Deep Forcing: Training-Free Long Video Generation with Deep Sink and Participative Compression
Jung Yi, Wooseok Jang, Paul Hyunbin Cho, Jisu Nam, Heeji Yoon, Seungryong Kim
2025-12-05
Summary
This paper tackles the challenges of creating long, realistic videos using a technique called autoregressive video diffusion, which generates videos frame by frame. They introduce a new method to improve the quality and consistency of these long videos without needing to retrain the existing models.
What's the problem?
While recent advances allow for generating videos in real-time, these videos often suffer from noticeable problems like repeating patterns, the video drifting off course from its intended path, and the motion appearing to slow down over time.
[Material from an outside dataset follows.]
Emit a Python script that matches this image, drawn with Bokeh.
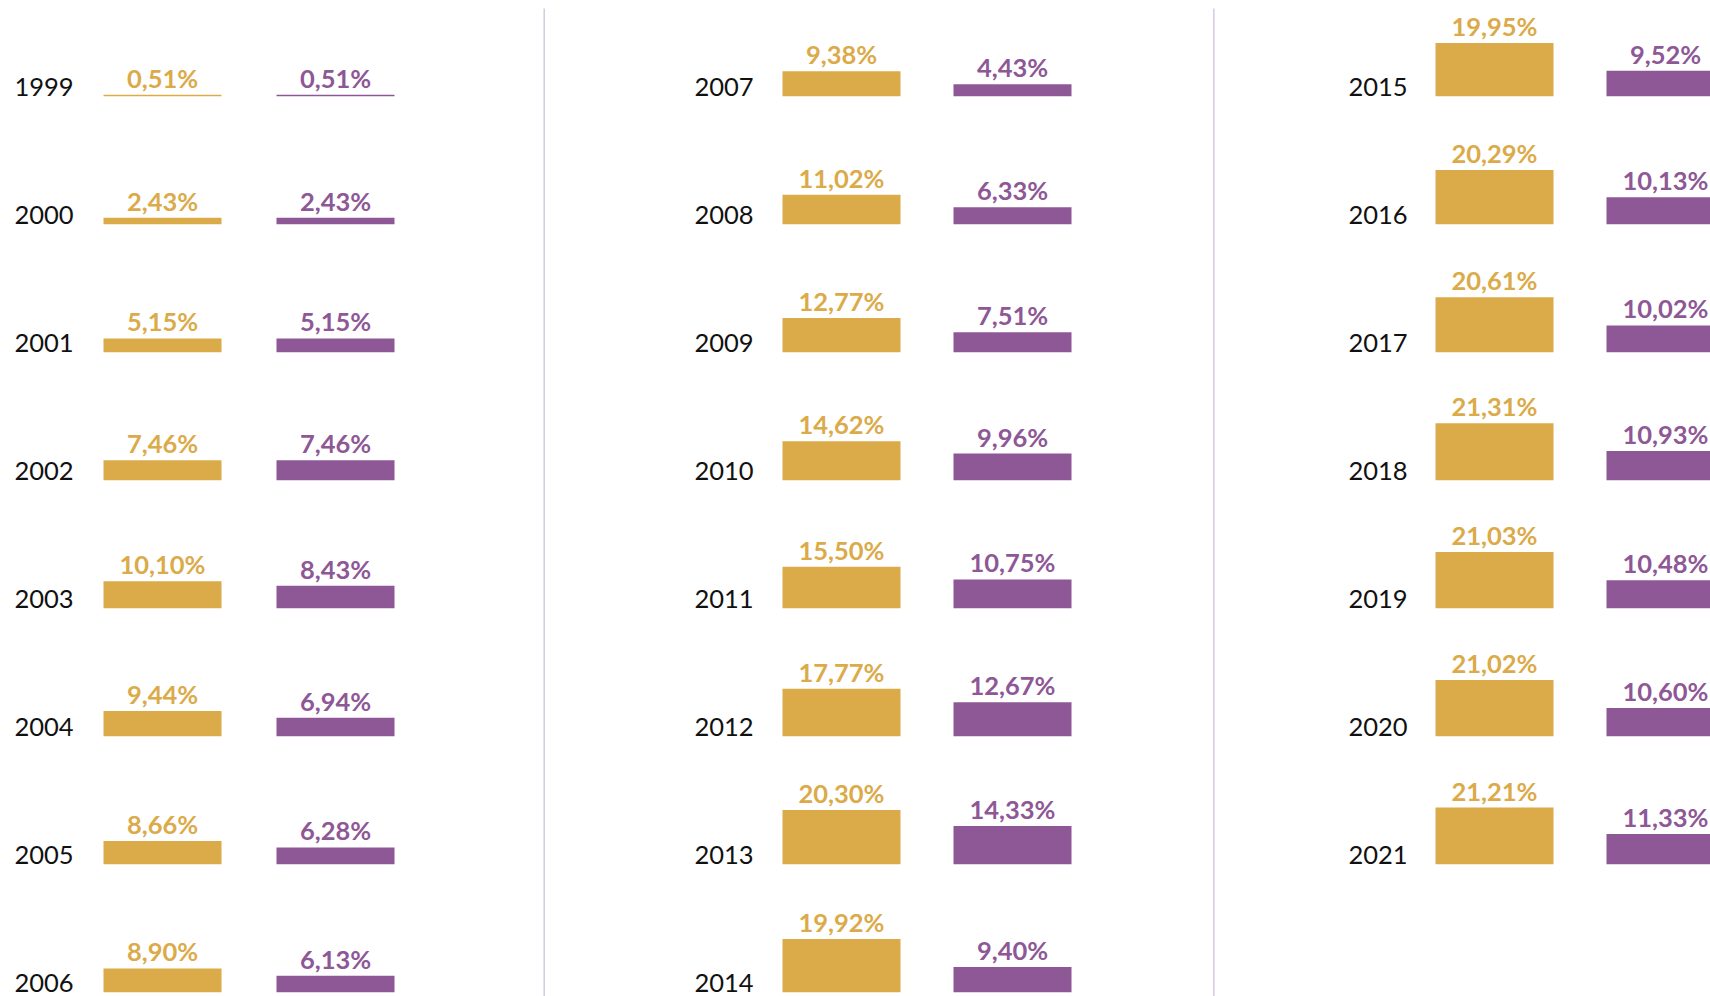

Simply applying existing techniques designed for text generation to videos actually makes these problems *worse*, resulting in blurry or stagnant visuals.
What's the solution?
The researchers developed 'Deep Forcing,' which consists of two key ideas. First, 'Deep Sink' keeps a portion of the video's history 'locked' and constantly updates its position in time, helping to maintain a stable overall context throughout the video. Second, 'Participative Compression' intelligently discards unimportant parts of the video's memory (the KV cache) that aren't actively contributing to the current frame, preventing errors from building up as the video gets longer. Importantly, neither of these techniques require any additional training of the video generation model.
Why it matters?
This work is significant because it demonstrates that you can create much longer, higher-quality videos with better motion and consistency *without* the expensive and time-consuming process of retraining the underlying model. They achieved impressive results, extending video generation by over twelve times its original length while maintaining or even improving visual quality, showing that clever memory management can be just as effective as more complex training methods.
Abstract
Recent advances in autoregressive video diffusion have enabled real-time frame streaming, yet existing solutions still suffer from temporal repetition, drift, and motion deceleration. We find that naively applying StreamingLLM-style attention sinks to video diffusion leads to fidelity degradation and motion stagnation. To overcome this, we introduce Deep Forcing, which consists of two training-free mechanisms that address this without any fine-tuning. Specifically, 1) Deep Sink dedicates half of the sliding window to persistent sink tokens and re-aligns their temporal RoPE phase to the current timeline, stabilizing global context during long rollouts. 2) Participative Compression performs importance-aware KV cache pruning that preserves only tokens actively participating in recent attention while safely discarding redundant and degraded history, minimizing error accumulation under out-of-distribution length generation. Together, these components enable over 12x extrapolation (e.g. 5s-trained to 60s+ generation) with better imaging quality than LongLive, better aesthetic quality than RollingForcing, almost maintaining overall consistency, and substantial gains in dynamic degree, all while maintaining real-time generation. Our results demonstrate that training-free KV-cache management can match or exceed training-based approaches for autoregressively streaming long-video generation.